Going off to college is a big deal. It can be an extremely difficult decision not only figuring out if you want to go, but also where you want to go and what you want to study. Finances and commuting are also important factors that come into play. Talk of going to college can start at a young age, and as exciting as it can be, few people are made aware of the potential challenges of it all. Here are the top five things I wish I was told before I went to college:

1. The thought of dropping out might cross your mind more than once.

Simply put: college is hard. Growing up, it’s easy to imagine the college lifestyle as one consisting of partying, hanging out with friends, and going to football games. I know I had those beliefs as well. While all of those things may be true, the biggest part of college is the academic part. I wasn’t warned of the sleepless nights spent studying for an exam or writing a five-page essay. The sometimes overwhelming amount of work and pure exhaustion has, at times, left me questioning if I made the right decision in going to college. You might feel the same, and I’ve learned those thoughts are more common than you’d think. Now, that doesn’t mean you necessarily want to drop out, but when you’re feeling so crammed with responsibilities it’s not rare for that thought to come into your mind.

2. The food might not be so great.

Another expectation I had when going off to college is that there was going to be an endless variety of amazing food. The reality is that isn’t always the case. Sure, there’s going to be food, but is it going to be the best you’ve ever had? Probably not. I know I had ideas in my head of what the dining halls were going to look like and how good the food would be, but upon arriving I felt like I had misled myself. I also wish I was made aware of the other meal plan options. For example, you might find that the dining halls are far too crowded and maybe you don’t have time to wait in line for half an hour in between classes. Since my freshman year, I’ve learned that I actually prefer not being on a meal plan and instead cooking my own food. That’s not how I ever expected it to be, but along the way you learn what works best for you.

3. There will be people who won’t have to study as hard as you do.

If you didn’t already experience this in High School, chances are you will in college. As unfair as it seems, the reality is some people don’t have to study as hard as others. You may be one of those lucky people. I know that I am not, and school has never come naturally easy to me. It has always been more than just showing up to class, I realized years ago that I’m the sort of person who has to study really hard. This became even more true upon going to college. At first I felt like this was unfair, and I even felt jealous of those “naturally” smart kids. However, It’s important to realize just because some of your classmates or friends don’t have to study as hard, doesn’t mean the same is true for you. Everyone learns on their own pace and has their own talents. Sure, you may feel that same jealousy that I did, but that shouldn’t discourage you from putting in whatever effort you need to achieve the same result.

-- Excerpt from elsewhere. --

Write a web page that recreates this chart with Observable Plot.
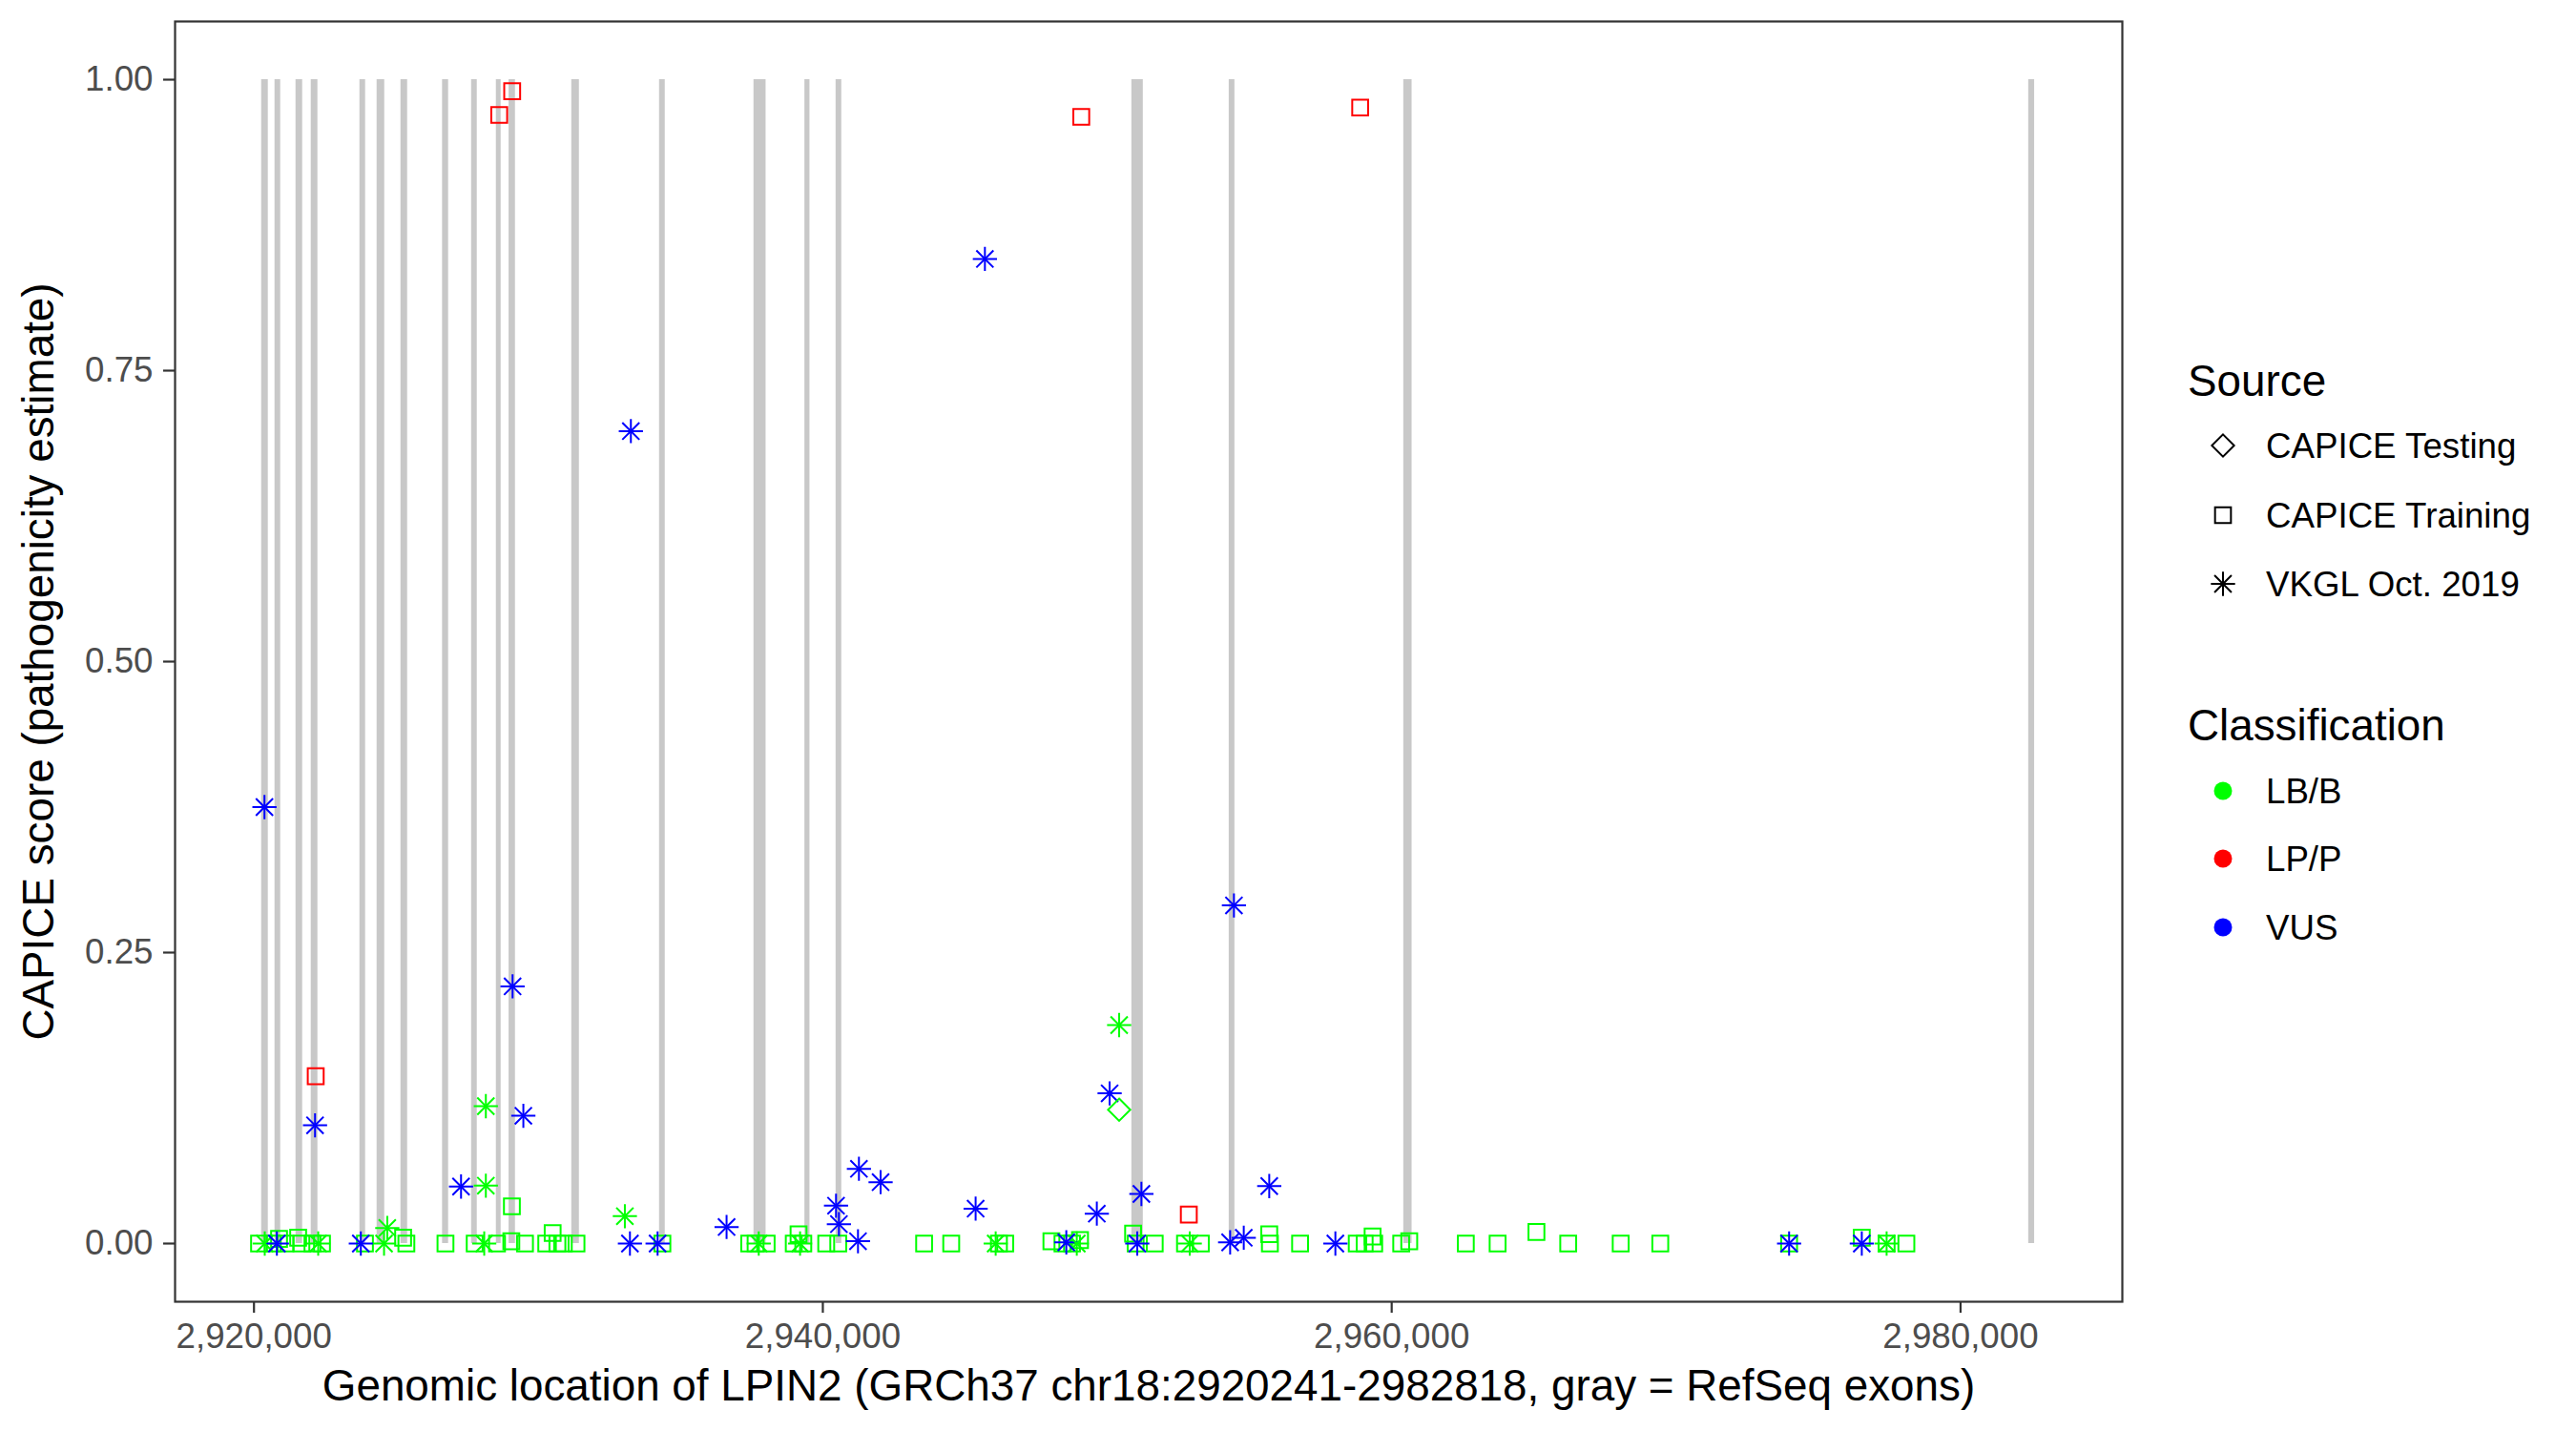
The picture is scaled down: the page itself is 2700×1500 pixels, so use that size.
<!DOCTYPE html>
<html>
<head>
<meta charset="utf-8">
<script src="https://cdn.jsdelivr.net/npm/d3@7"></script>
<script src="https://cdn.jsdelivr.net/npm/@observablehq/plot@0.6"></script>
<style>
  html, body { margin: 0; padding: 0; background: #ffffff; }
  #wrap { position: relative; width: 2700px; height: 1500px; background: #ffffff;
          font-family: "Liberation Sans", Arial, Helvetica, sans-serif; }
  #wrap > svg { position: absolute; left: 0; top: 0; }
</style>
</head>
<body>
<div id="wrap"></div>
<script>
// ---------- data ----------
const sourceNames = ["CAPICE Testing", "CAPICE Training", "VKGL Oct. 2019"];
const classNames = ["LB/B", "LP/P", "VUS"];
const classColors = ["#00FF00", "#FF0000", "#0000FF"];
const xTicks = [2920000, 2940000, 2960000, 2980000];
const yTicks = [0, 0.25, 0.5, 0.75, 1];
const xTitle = "Genomic location of LPIN2 (GRCh37 chr18:2920241-2982818, gray = RefSeq exons)";
const yTitle = "CAPICE score (pathogenicity estimate)";

// RefSeq exons (genomic start / end)
const exonStart = [2920269, 2920739, 2921477, 2922013, 2923724, 2924328, 2925167, 2926630, 2927650, 2928521,
                   2928969, 2931172, 2934259, 2937578, 2939369, 2940465, 2950864, 2954287, 2960424, 2982396];
const exonEnd   = [2920503, 2920939, 2921711, 2922247, 2923924, 2924596, 2925401, 2926842, 2927850, 2928689,
                   2929193, 2931440, 2934459, 2938004, 2939547, 2940665, 2951266, 2954487, 2960716, 2982604];

// CAPICE Training, LB/B
const trainBenignPos = [2920178, 2920661, 2920882, 2921107, 2921553, 2921667, 2922057, 2922392, 2923902, 2925244,
  2925358, 2926733, 2927760, 2928545, 2929068, 2929048, 2929528, 2930276, 2930501, 2930668,
  2930893, 2931339, 2934359, 2937411, 2937636, 2938025, 2938978, 2939146, 2939313, 2940119,
  2940542, 2943561, 2944514, 2946191, 2946412, 2948036, 2948425, 2948761, 2949042, 2950908,
  2950998, 2951669, 2952733, 2953290, 2955695, 2955718, 2956779, 2958771, 2959050, 2959329,
  2959385, 2960335, 2960617, 2962606, 2963724, 2965089, 2966206, 2968051, 2969443, 2973972,
  2976528, 2977401, 2978095];
const trainBenignScore = [0, 0, 0.004, 0, 0.005, 0, 0, 0, 0, 0.005,
  0, 0, 0, 0, 0.032, 0.002, 0, 0, 0.009, 0,
  0, 0, 0, 0, 0, 0, 0, 0.008, 0, 0,
  0, 0, 0, 0, 0, 0.002, 0, 0, 0.003, 0.0085,
  0, 0, 0, 0, 0.008, 0, 0, 0, 0, 0.006,
  0, 0, 0.002, 0, 0, 0.01, 0, 0, 0, 0,
  0.005, 0, 0];

// CAPICE Training, LP/P
const trainPathoPos   = [2922171, 2928622, 2929078, 2949086, 2958892, 2952867];
const trainPathoScore = [0.1437, 0.9697, 0.990, 0.968, 0.976, 0.0249];

// VKGL Oct. 2019, VUS
const vkglVusPos = [2920369, 2922147, 2929471, 2927280, 2929092, 2933251, 2945698, 2954454, 2920805, 2923757,
  2933218, 2934191, 2936616, 2940464, 2940565, 2941236, 2941269, 2942031, 2945372, 2948560,
  2949633, 2950083, 2951055, 2951200, 2954320, 2954799, 2955695, 2958020, 2973972, 2976528];
const vkglVusScore = [0.375, 0.1016, 0.1098, 0.049, 0.221, 0.698, 0.846, 0.2905, 0, 0,
  0, 0, 0.0142, 0.0325, 0.0167, 0.002, 0.0642, 0.0527, 0.030, 0.001,
  0.0257, 0.129, 0, 0.0426, 0.001, 0.005, 0.0494, 0, 0, 0];

// VKGL Oct. 2019, LB/B
const vkglBenignPos = [2928152, 2928152, 2933040, 2924687, 2950418, 2920379, 2922258, 2924573, 2928095, 2937747,
  2939200, 2946077, 2948929, 2952900, 2977401];
const vkglBenignScore = [0.118, 0.0497, 0.0235, 0.0134, 0.1877, 0, 0, 0, 0, 0,
  0, 0, 0, 0, 0];

// CAPICE Testing, LB/B
const testBenignPos   = [2950418];
const testBenignScore = [0.115];

// ---------- tables ----------
const exons = exonStart.map((s, i) => ({start: s, end: exonEnd[i], low: 0, high: 1}));
const rows = (pos, score, cls) => pos.map((p, i) => ({pos: p, score: score[i], cls}));
const training = [...rows(trainBenignPos, trainBenignScore, "LB/B"), ...rows(trainPathoPos, trainPathoScore, "LP/P")];
const vkgl = [...rows(vkglBenignPos, vkglBenignScore, "LB/B"), ...rows(vkglVusPos, vkglVusScore, "VUS")];
const testing = rows(testBenignPos, testBenignScore, "LB/B");

// ---------- layout ----------
const W = 2700, H = 1500;
const panelLeft = 183, panelRight = 2224, panelTop = 22, panelBottom = 1364;
const FONT = '"Liberation Sans", Arial, Helvetica, sans-serif';
const tickFont = 36.7, titleFont = 45.8;

const chart = Plot.plot({
  width: W, height: H,
  marginLeft: panelLeft, marginRight: W - panelRight, marginTop: panelTop, marginBottom: H - panelBottom,
  style: {fontFamily: FONT, background: "#ffffff", overflow: "visible"},
  x: {domain: [2917226, 2985688]},
  y: {domain: [-0.05, 1.05]},
  color: {domain: classNames, range: classColors},
  marks: [
    Plot.rect(exons, {x1: "start", x2: "end", y1: "low", y2: "high", fill: "#C8C8C8"}),
    Plot.dot(training, {x: "pos", y: "score", stroke: "cls", symbol: "square", r: 9.4, strokeWidth: 2, fill: "none"}),
    Plot.dot(vkgl, {x: "pos", y: "score", stroke: "cls", symbol: "plus", r: 8.2, strokeWidth: 2}),
    Plot.dot(vkgl, {x: "pos", y: "score", stroke: "cls", symbol: "times", r: 8.2, strokeWidth: 2}),
    Plot.dot(testing, {x: "pos", y: "score", stroke: "cls", symbol: "diamond2", r: 10.5, strokeWidth: 2, fill: "none"}),
    Plot.axisX({ticks: xTicks, tickFormat: d3.format(","), tickSize: 12, tickPadding: 10, fontSize: tickFont,
                stroke: "#333333", strokeWidth: 2.2, fill: "#4D4D4D", label: null}),
    Plot.axisY({ticks: yTicks, tickFormat: d3.format(".2f"), tickSize: 12, tickPadding: 11, fontSize: tickFont,
                stroke: "#333333", strokeWidth: 2.2, fill: "#4D4D4D", label: null}),
    Plot.text([xTitle], {text: d => d, frameAnchor: "bottom", lineAnchor: "bottom", textAnchor: "middle", dy: 103,
                         fontSize: titleFont, fill: "#000000"}),
    Plot.text([yTitle], {text: d => d, frameAnchor: "left", lineAnchor: "bottom", textAnchor: "middle", rotate: -90, dx: -128,
                         fontSize: titleFont, fill: "#000000"}),
    Plot.frame({stroke: "#333333", strokeWidth: 2.2})
  ]
});
document.getElementById("wrap").appendChild(chart);

// ---------- legend (HTML overlay) ----------
const leg = d3.select("#wrap").append("svg")
  .attr("width", W).attr("height", H)
  .style("font-family", FONT);

const symX = 2330, labX = 2375, titleX = 2293;
function legendTitle(text, baseline) {
  leg.append("text").attr("x", titleX).attr("y", baseline)
    .attr("font-size", titleFont).attr("fill", "#000").text(text);
}
function legendLabel(text, cy) {
  leg.append("text").attr("x", labX).attr("y", cy).attr("dy", "0.35em")
    .attr("font-size", tickFont).attr("fill", "#000").text(text);
}
const area = r => Math.PI * r * r;
legendTitle("Source", 415);
const sourceRows = [467, 540, 612];
const sourceSymbols = [
  [[d3.symbolDiamond2, 10.5]],
  [[d3.symbolSquare, 9.4]],
  [[d3.symbolPlus, 8.2], [d3.symbolTimes, 8.2]]
];
sourceNames.forEach((name, i) => {
  sourceSymbols[i].forEach(([type, r]) => {
    leg.append("path").attr("transform", `translate(${symX},${sourceRows[i]})`)
      .attr("d", d3.symbol(type, area(r))()).attr("fill", "none")
      .attr("stroke", "#000").attr("stroke-width", 2);
  });
  legendLabel(name, sourceRows[i]);
});
legendTitle("Classification", 776);
const classRows = [829, 900, 972];
classNames.forEach((name, i) => {
  leg.append("circle").attr("cx", symX).attr("cy", classRows[i]).attr("r", 9.5).attr("fill", classColors[i]);
  legendLabel(name, classRows[i]);
});
</script>
</body>
</html>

4. Making new friends doesn’t always happen overnight.

Making friends at college may seem like it will be super easy, but I wish I was told that it doesn’t always happen overnight. Being active in certain groups and organizations can make it easier for you to connect with others your age, but not everyone necessarily has the time or desire to do that. In that case, it may seem even harder. I wish I was told that the process of finding and maintaining good friendships can be discouraging and lonely. It took me a while to find people I could really connect with, but it did eventually happen. Sometimes you just have to be patient and don’t be afraid of being the first person to reach out to someone.

5. You don’t have to go into college knowing exactly what you want to do with the rest of your life.

This is perhaps the most important point of them all. I used to think you had to have your whole life figured out before you even went off to college. I didn’t even know what I wanted to do at first, and have changed my major a couple of times over the years. I once thought I was the only person to feel that confusion, but having actually gone off to college I’ve realized there are so many people in the same boat. In fact, there are many people who end up in a career that’s completely unrelated to what their major was. This is all a normal process of growing up and finding your way.

As stressful as college can be, it shouldn’t discourage you from the benefits of it all. Along the way you learn that many of the challenges you face are normal and can be overcome. In fact, learning these lessons and going through it yourself is part of the whole college experience, so take what you can from it and most importantly, enjoy it.